Problem —
Return each line of the listing below, unchanged, and omit the images.

Data extract —
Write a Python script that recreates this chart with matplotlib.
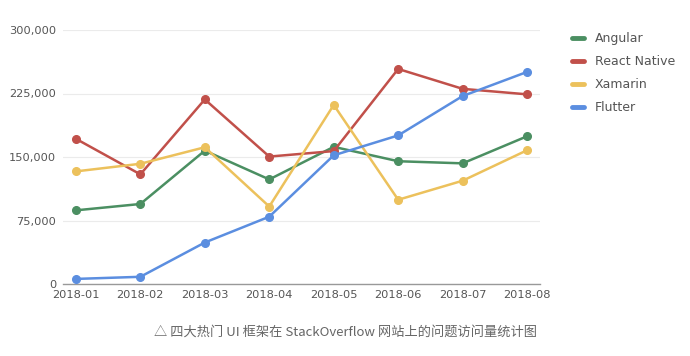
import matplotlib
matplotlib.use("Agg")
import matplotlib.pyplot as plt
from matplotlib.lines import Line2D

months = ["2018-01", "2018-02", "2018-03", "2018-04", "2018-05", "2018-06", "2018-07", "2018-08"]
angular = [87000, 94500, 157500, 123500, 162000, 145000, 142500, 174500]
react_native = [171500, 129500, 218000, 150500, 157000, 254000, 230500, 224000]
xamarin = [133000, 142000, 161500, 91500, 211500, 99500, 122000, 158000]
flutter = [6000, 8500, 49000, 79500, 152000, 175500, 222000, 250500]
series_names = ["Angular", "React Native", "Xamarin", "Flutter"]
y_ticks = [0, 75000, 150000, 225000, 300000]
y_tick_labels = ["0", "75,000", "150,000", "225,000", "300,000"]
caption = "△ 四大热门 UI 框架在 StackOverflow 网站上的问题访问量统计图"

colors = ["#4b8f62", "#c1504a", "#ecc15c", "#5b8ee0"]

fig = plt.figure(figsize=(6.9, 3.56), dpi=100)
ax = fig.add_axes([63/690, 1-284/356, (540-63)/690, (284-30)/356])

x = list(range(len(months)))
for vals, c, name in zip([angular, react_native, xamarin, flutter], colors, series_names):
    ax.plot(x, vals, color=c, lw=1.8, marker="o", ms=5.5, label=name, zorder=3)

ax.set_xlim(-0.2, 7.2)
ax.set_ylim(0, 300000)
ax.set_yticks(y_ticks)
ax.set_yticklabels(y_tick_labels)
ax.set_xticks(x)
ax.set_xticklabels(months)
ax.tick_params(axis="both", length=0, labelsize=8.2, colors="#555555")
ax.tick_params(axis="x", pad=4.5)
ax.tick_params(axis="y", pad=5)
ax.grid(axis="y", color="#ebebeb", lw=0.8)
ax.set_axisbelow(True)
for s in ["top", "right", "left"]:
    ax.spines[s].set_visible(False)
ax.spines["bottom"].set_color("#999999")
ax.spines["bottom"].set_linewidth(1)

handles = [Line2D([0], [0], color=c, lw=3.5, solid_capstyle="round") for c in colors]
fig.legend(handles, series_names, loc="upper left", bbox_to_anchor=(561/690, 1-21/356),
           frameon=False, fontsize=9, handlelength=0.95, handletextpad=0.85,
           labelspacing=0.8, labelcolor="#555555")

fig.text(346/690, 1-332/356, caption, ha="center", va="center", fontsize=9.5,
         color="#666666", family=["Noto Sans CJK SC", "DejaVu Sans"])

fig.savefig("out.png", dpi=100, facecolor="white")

Exercise response —
Write a Python script that recreates this chart with matplotlib.
import matplotlib
matplotlib.use("Agg")
import matplotlib.pyplot as plt
from matplotlib.lines import Line2D

months = ["2018-01", "2018-02", "2018-03", "2018-04", "2018-05", "2018-06", "2018-07", "2018-08"]
angular = [87000, 94500, 157500, 123500, 162000, 145000, 142500, 174500]
react_native = [171500, 129500, 218000, 150500, 157000, 254000, 230500, 224000]
xamarin = [133000, 142000, 161500, 91500, 211500, 99500, 122000, 158000]
flutter = [6000, 8500, 49000, 79500, 152000, 175500, 222000, 250500]
series_names = ["Angular", "React Native", "Xamarin", "Flutter"]
y_ticks = [0, 75000, 150000, 225000, 300000]
y_tick_labels = ["0", "75,000", "150,000", "225,000", "300,000"]
caption = "△ 四大热门 UI 框架在 StackOverflow 网站上的问题访问量统计图"

colors = ["#4b8f62", "#c1504a", "#ecc15c", "#5b8ee0"]

fig = plt.figure(figsize=(6.9, 3.56), dpi=100)
ax = fig.add_axes([63/690, 1-284/356, (540-63)/690, (284-30)/356])

x = list(range(len(months)))
for vals, c, name in zip([angular, react_native, xamarin, flutter], colors, series_names):
    ax.plot(x, vals, color=c, lw=1.8, marker="o", ms=5.5, label=name, zorder=3)

ax.set_xlim(-0.2, 7.2)
ax.set_ylim(0, 300000)
ax.set_yticks(y_ticks)
ax.set_yticklabels(y_tick_labels)
ax.set_xticks(x)
ax.set_xticklabels(months)
ax.tick_params(axis="both", length=0, labelsize=8.2, colors="#555555")
ax.tick_params(axis="x", pad=4.5)
ax.tick_params(axis="y", pad=5)
ax.grid(axis="y", color="#ebebeb", lw=0.8)
ax.set_axisbelow(True)
for s in ["top", "right", "left"]:
    ax.spines[s].set_visible(False)
ax.spines["bottom"].set_color("#999999")
ax.spines["bottom"].set_linewidth(1)

handles = [Line2D([0], [0], color=c, lw=3.5, solid_capstyle="round") for c in colors]
fig.legend(handles, series_names, loc="upper left", bbox_to_anchor=(561/690, 1-21/356),
           frameon=False, fontsize=9, handlelength=0.95, handletextpad=0.85,
           labelspacing=0.8, labelcolor="#555555")

fig.text(346/690, 1-332/356, caption, ha="center", va="center", fontsize=9.5,
         color="#666666", family=["Noto Sans CJK SC", "DejaVu Sans"])

fig.savefig("out.png", dpi=100, facecolor="white")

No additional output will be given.